TASK REQUIREMENTS: Starting from the top of the material, restate each line exactly until the line that contains "ax.set_ylim(-0.24, 6.24)", which is also copied. Pictures are excluded.

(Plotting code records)
* start *
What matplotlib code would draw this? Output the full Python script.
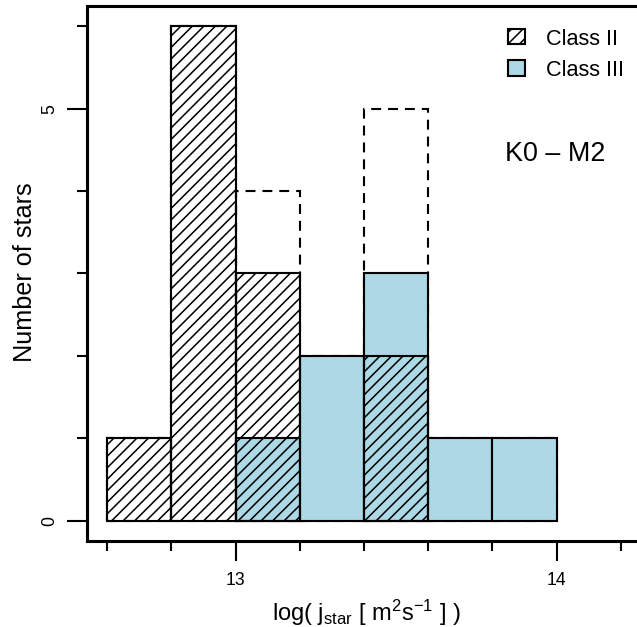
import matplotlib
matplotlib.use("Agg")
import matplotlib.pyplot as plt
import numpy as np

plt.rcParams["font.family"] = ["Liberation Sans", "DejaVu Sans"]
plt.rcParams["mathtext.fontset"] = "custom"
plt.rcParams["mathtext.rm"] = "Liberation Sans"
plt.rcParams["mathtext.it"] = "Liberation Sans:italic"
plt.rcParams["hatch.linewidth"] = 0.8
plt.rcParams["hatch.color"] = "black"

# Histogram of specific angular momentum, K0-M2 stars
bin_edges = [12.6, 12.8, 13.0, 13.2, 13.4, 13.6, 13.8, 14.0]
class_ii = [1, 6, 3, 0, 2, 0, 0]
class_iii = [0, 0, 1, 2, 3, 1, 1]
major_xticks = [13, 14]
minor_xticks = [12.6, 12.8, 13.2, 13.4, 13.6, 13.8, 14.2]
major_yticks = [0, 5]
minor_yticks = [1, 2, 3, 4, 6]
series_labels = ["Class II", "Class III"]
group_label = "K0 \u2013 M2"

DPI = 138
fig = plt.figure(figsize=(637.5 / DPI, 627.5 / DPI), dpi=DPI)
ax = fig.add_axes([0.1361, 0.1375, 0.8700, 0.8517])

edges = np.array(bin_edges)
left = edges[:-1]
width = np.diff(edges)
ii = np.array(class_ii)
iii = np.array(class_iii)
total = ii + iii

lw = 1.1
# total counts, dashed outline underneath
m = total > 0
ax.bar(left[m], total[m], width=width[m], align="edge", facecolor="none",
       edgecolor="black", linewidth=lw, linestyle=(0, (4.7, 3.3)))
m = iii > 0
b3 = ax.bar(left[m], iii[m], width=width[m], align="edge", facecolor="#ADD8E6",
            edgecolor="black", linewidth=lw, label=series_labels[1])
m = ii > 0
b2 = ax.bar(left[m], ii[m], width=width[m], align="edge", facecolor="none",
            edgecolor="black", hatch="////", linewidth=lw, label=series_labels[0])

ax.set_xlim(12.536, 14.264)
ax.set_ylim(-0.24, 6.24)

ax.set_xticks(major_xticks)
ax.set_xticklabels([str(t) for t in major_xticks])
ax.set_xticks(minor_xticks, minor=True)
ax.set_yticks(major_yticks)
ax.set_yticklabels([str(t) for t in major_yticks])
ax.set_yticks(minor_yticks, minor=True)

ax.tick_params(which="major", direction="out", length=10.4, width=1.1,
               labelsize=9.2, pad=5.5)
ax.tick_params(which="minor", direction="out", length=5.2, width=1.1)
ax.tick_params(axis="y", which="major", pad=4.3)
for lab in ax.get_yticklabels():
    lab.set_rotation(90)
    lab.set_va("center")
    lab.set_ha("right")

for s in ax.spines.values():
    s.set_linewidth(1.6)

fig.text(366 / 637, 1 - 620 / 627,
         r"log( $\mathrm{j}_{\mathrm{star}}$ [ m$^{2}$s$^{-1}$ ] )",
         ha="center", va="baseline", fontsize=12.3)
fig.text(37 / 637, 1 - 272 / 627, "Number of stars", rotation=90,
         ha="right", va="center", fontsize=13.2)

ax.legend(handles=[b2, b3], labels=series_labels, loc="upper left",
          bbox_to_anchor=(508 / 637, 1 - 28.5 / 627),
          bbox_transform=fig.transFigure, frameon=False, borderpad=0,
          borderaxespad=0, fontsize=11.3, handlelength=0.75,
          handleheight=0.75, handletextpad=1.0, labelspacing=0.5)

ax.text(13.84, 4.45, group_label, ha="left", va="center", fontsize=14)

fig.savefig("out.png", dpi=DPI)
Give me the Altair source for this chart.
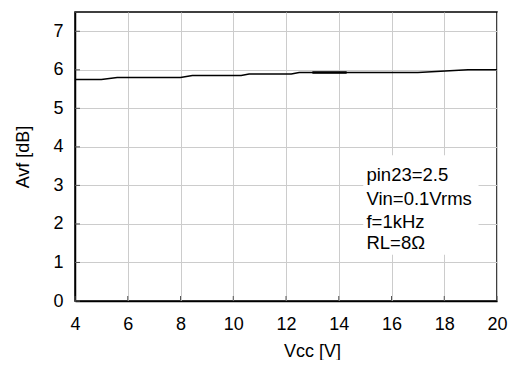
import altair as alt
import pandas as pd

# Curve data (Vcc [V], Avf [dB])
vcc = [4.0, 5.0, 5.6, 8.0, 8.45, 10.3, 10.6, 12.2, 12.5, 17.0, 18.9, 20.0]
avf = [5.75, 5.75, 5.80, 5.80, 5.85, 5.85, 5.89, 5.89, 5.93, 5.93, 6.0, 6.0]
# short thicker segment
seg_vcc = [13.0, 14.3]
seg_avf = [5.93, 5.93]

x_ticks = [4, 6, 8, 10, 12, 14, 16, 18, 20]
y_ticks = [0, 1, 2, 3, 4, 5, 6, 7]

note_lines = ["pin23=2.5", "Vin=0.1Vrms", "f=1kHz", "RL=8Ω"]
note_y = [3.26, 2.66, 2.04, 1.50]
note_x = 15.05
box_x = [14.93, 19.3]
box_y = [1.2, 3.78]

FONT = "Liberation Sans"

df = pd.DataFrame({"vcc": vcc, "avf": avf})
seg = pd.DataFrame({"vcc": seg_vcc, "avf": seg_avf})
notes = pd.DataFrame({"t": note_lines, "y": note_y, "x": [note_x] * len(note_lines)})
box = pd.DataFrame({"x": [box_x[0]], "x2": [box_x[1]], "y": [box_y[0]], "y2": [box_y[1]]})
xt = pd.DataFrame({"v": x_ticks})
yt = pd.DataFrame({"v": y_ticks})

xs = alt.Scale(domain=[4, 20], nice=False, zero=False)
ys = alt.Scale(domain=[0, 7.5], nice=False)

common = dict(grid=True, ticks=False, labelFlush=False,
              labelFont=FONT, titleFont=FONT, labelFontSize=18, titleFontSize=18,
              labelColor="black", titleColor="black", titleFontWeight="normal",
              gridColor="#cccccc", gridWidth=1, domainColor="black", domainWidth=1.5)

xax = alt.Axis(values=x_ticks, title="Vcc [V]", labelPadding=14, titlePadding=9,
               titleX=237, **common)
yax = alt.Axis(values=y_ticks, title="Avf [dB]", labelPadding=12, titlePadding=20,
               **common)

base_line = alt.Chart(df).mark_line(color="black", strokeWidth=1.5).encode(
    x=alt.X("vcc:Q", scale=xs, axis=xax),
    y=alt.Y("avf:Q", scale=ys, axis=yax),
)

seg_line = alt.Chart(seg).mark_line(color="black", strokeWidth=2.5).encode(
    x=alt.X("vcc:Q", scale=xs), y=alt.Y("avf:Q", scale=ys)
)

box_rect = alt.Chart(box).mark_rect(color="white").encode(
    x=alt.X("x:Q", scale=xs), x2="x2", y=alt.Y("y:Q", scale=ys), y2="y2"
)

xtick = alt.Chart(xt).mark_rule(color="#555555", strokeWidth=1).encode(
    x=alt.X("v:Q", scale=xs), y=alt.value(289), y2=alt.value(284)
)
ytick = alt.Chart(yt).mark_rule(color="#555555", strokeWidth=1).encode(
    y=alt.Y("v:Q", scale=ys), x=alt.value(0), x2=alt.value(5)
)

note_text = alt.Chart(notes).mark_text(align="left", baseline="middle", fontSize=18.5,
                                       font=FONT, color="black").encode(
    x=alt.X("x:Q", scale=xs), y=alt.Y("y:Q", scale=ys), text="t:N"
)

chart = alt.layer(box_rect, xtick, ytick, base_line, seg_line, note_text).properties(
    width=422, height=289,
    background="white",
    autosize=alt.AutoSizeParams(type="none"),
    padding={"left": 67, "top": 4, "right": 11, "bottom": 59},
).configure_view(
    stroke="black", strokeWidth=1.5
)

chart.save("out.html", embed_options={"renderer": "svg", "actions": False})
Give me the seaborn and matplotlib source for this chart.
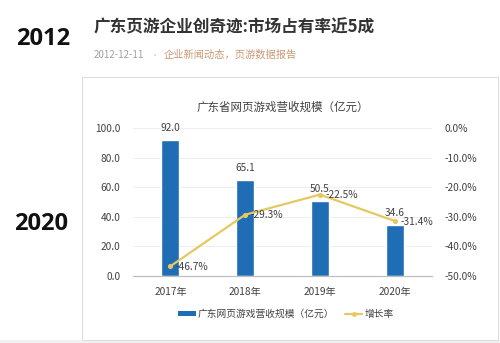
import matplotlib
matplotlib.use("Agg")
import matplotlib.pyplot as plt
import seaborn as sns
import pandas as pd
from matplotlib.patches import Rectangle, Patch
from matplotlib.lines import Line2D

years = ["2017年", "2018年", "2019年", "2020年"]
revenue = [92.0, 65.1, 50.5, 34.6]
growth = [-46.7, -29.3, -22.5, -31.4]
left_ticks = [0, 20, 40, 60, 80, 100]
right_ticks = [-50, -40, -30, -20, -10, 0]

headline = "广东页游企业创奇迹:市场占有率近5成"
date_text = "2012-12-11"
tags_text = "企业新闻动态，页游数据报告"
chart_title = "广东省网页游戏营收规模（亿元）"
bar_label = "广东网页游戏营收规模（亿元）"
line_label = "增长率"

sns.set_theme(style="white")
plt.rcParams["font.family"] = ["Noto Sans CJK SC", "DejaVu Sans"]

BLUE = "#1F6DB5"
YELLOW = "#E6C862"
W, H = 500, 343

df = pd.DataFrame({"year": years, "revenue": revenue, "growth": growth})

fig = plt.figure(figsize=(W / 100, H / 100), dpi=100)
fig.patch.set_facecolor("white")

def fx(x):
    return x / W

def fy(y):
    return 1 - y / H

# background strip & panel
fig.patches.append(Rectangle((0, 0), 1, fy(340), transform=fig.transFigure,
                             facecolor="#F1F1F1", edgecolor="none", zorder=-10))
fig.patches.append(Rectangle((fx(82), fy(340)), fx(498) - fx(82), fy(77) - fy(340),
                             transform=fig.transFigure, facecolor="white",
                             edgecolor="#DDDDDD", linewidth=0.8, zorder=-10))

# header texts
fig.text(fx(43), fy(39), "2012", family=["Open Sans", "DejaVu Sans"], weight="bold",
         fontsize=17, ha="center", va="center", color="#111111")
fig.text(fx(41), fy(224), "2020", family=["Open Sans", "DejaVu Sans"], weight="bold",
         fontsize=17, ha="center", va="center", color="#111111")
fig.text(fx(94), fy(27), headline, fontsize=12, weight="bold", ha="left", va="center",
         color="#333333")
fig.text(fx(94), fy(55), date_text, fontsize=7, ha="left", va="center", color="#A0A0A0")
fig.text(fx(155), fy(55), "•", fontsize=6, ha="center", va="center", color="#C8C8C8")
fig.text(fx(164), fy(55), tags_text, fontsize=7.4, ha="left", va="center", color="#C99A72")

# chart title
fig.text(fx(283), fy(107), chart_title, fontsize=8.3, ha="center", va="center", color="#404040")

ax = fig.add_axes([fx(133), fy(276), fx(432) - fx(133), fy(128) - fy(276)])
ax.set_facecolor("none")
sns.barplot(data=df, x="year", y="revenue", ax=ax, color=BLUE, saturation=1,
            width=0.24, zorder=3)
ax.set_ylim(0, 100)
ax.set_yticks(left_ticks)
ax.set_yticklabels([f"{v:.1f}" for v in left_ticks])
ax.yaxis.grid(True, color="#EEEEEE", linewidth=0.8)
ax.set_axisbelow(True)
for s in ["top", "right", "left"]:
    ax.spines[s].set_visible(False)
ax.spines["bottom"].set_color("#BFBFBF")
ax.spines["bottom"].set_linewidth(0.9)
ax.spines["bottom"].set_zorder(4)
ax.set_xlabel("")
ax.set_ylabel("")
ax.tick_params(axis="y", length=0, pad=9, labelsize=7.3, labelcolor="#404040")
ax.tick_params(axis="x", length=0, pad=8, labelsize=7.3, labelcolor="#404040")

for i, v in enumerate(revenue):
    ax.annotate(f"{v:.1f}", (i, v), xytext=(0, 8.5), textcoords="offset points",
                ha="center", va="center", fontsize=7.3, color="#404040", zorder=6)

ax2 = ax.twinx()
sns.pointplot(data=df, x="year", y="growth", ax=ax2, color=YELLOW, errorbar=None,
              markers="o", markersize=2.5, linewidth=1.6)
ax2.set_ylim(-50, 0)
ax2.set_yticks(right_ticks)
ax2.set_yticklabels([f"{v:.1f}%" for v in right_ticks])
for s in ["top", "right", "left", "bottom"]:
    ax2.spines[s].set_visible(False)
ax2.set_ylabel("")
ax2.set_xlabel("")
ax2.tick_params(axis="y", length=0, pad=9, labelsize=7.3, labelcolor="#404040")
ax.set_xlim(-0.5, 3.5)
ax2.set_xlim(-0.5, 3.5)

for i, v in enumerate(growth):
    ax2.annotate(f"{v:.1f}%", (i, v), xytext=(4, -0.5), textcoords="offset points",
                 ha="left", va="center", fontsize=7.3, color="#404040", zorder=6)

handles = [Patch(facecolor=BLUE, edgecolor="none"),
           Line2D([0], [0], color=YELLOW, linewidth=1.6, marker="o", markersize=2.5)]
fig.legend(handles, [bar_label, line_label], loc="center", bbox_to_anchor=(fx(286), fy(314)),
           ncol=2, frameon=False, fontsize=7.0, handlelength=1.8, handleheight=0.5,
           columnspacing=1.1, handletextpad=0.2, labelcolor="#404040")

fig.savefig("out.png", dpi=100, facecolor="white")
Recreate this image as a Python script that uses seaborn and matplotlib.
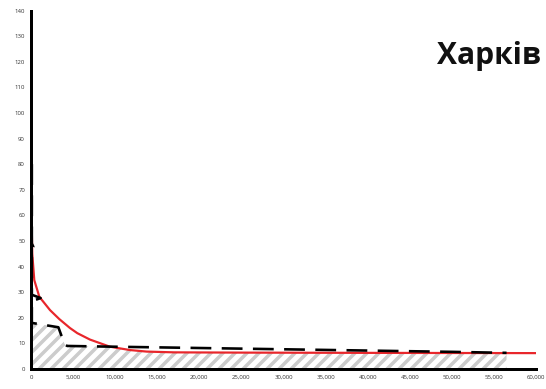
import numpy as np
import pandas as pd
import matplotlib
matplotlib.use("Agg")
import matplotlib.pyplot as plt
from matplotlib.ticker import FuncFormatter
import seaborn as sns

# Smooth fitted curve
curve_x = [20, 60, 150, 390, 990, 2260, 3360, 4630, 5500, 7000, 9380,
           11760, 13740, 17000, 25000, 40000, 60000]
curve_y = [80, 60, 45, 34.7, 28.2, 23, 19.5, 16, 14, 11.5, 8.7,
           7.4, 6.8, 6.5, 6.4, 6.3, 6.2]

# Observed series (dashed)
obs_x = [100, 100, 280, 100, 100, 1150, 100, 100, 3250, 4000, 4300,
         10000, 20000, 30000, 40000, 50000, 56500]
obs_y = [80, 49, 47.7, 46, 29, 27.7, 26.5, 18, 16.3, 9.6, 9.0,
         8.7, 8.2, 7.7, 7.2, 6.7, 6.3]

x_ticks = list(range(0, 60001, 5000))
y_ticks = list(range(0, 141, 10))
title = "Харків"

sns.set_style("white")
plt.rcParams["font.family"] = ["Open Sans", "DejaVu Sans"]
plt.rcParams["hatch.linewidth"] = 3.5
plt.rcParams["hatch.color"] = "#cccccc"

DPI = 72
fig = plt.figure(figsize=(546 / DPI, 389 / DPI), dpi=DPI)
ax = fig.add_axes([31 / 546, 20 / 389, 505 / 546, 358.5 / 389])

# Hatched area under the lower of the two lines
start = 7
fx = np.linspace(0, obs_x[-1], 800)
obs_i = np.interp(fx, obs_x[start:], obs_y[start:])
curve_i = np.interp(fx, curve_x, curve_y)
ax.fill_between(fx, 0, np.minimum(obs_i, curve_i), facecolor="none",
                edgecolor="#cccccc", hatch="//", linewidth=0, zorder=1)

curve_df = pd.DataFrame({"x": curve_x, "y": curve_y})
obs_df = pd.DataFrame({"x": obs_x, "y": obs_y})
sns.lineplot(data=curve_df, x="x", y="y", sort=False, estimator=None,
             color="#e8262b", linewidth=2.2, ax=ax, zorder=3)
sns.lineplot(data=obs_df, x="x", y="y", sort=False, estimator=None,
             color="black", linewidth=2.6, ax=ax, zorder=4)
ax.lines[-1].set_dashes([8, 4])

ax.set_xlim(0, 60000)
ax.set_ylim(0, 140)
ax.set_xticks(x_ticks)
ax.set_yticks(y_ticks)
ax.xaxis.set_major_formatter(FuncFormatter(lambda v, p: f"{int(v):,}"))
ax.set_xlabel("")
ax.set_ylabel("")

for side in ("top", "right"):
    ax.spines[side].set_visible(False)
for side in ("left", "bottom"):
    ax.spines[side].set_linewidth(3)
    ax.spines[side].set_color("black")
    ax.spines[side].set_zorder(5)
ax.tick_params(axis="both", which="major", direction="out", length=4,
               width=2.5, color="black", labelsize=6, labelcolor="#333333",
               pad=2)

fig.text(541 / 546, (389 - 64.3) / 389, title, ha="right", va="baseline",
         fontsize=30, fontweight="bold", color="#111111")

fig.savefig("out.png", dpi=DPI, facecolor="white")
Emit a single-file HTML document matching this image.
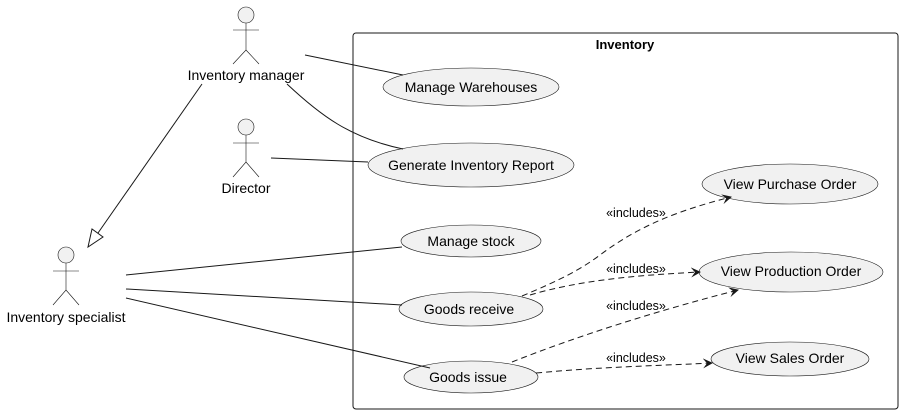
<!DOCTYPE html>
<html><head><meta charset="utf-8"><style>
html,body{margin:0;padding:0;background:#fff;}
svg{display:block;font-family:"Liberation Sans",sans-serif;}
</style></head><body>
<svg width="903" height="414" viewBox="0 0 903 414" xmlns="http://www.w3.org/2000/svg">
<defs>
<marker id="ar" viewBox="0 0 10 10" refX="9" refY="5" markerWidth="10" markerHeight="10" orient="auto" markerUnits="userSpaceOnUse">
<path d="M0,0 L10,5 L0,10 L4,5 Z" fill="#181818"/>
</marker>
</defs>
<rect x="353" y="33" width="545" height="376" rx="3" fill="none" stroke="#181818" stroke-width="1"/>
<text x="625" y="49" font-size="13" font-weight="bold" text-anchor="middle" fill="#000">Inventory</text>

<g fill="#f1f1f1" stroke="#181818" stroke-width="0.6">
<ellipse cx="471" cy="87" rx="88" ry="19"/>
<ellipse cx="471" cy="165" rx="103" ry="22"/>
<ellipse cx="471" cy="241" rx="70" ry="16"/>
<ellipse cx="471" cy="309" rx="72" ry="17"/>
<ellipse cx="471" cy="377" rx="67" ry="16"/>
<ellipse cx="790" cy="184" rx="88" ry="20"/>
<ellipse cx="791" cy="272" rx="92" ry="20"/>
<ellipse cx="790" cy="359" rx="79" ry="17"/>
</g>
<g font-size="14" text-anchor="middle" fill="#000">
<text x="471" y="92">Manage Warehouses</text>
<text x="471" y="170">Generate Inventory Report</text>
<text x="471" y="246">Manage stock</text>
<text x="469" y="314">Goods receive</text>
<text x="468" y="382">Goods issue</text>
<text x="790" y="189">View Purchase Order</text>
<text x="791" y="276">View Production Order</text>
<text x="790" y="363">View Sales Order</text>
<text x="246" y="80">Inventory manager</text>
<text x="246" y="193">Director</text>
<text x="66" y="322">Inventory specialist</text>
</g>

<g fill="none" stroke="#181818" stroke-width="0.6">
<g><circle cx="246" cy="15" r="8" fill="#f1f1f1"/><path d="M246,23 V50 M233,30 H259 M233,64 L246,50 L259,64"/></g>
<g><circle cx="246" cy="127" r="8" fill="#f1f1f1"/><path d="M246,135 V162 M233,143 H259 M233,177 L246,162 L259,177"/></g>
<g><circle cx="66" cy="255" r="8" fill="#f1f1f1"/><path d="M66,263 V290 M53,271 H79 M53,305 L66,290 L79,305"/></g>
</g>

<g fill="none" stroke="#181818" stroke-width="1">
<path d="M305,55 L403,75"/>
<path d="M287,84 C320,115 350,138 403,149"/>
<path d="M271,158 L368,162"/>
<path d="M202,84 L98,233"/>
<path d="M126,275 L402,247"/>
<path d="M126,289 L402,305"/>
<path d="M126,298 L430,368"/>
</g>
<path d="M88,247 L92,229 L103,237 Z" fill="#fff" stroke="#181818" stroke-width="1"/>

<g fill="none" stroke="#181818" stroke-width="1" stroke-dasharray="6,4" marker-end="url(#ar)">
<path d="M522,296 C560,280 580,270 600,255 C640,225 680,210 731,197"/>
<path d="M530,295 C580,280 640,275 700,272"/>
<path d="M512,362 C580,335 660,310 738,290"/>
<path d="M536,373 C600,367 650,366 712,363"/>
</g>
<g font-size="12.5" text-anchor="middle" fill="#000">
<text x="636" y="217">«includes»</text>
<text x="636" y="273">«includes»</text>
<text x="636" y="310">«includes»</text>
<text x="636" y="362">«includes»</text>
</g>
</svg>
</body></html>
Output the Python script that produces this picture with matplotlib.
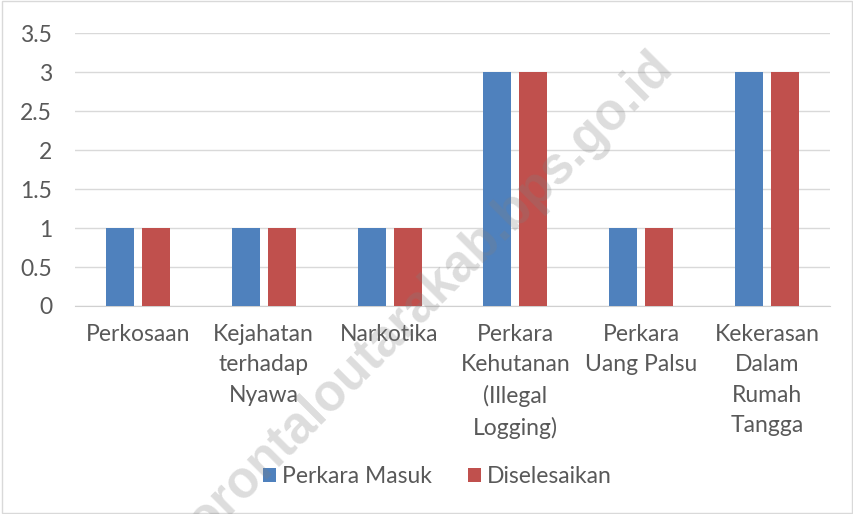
* end *
ANSWER TO THIS EXERCISE:
What matplotlib code would draw this? Output the full Python script.
import matplotlib
matplotlib.use("Agg")
import matplotlib.pyplot as plt
import numpy as np

plt.rcParams["font.family"] = ["Liberation Sans", "DejaVu Sans"]
plt.rcParams["mathtext.fontset"] = "custom"
plt.rcParams["mathtext.rm"] = "Liberation Sans"
plt.rcParams["mathtext.it"] = "Liberation Sans:italic"
plt.rcParams["hatch.linewidth"] = 0.8
plt.rcParams["hatch.color"] = "black"

# Histogram of specific angular momentum, K0-M2 stars
bin_edges = [12.6, 12.8, 13.0, 13.2, 13.4, 13.6, 13.8, 14.0]
class_ii = [1, 6, 3, 0, 2, 0, 0]
class_iii = [0, 0, 1, 2, 3, 1, 1]
major_xticks = [13, 14]
minor_xticks = [12.6, 12.8, 13.2, 13.4, 13.6, 13.8, 14.2]
major_yticks = [0, 5]
minor_yticks = [1, 2, 3, 4, 6]
series_labels = ["Class II", "Class III"]
group_label = "K0 \u2013 M2"

DPI = 138
fig = plt.figure(figsize=(637.5 / DPI, 627.5 / DPI), dpi=DPI)
ax = fig.add_axes([0.1361, 0.1375, 0.8700, 0.8517])

edges = np.array(bin_edges)
left = edges[:-1]
width = np.diff(edges)
ii = np.array(class_ii)
iii = np.array(class_iii)
total = ii + iii

lw = 1.1
# total counts, dashed outline underneath
m = total > 0
ax.bar(left[m], total[m], width=width[m], align="edge", facecolor="none",
       edgecolor="black", linewidth=lw, linestyle=(0, (4.7, 3.3)))
m = iii > 0
b3 = ax.bar(left[m], iii[m], width=width[m], align="edge", facecolor="#ADD8E6",
            edgecolor="black", linewidth=lw, label=series_labels[1])
m = ii > 0
b2 = ax.bar(left[m], ii[m], width=width[m], align="edge", facecolor="none",
            edgecolor="black", hatch="////", linewidth=lw, label=series_labels[0])

ax.set_xlim(12.536, 14.264)
ax.set_ylim(-0.24, 6.24)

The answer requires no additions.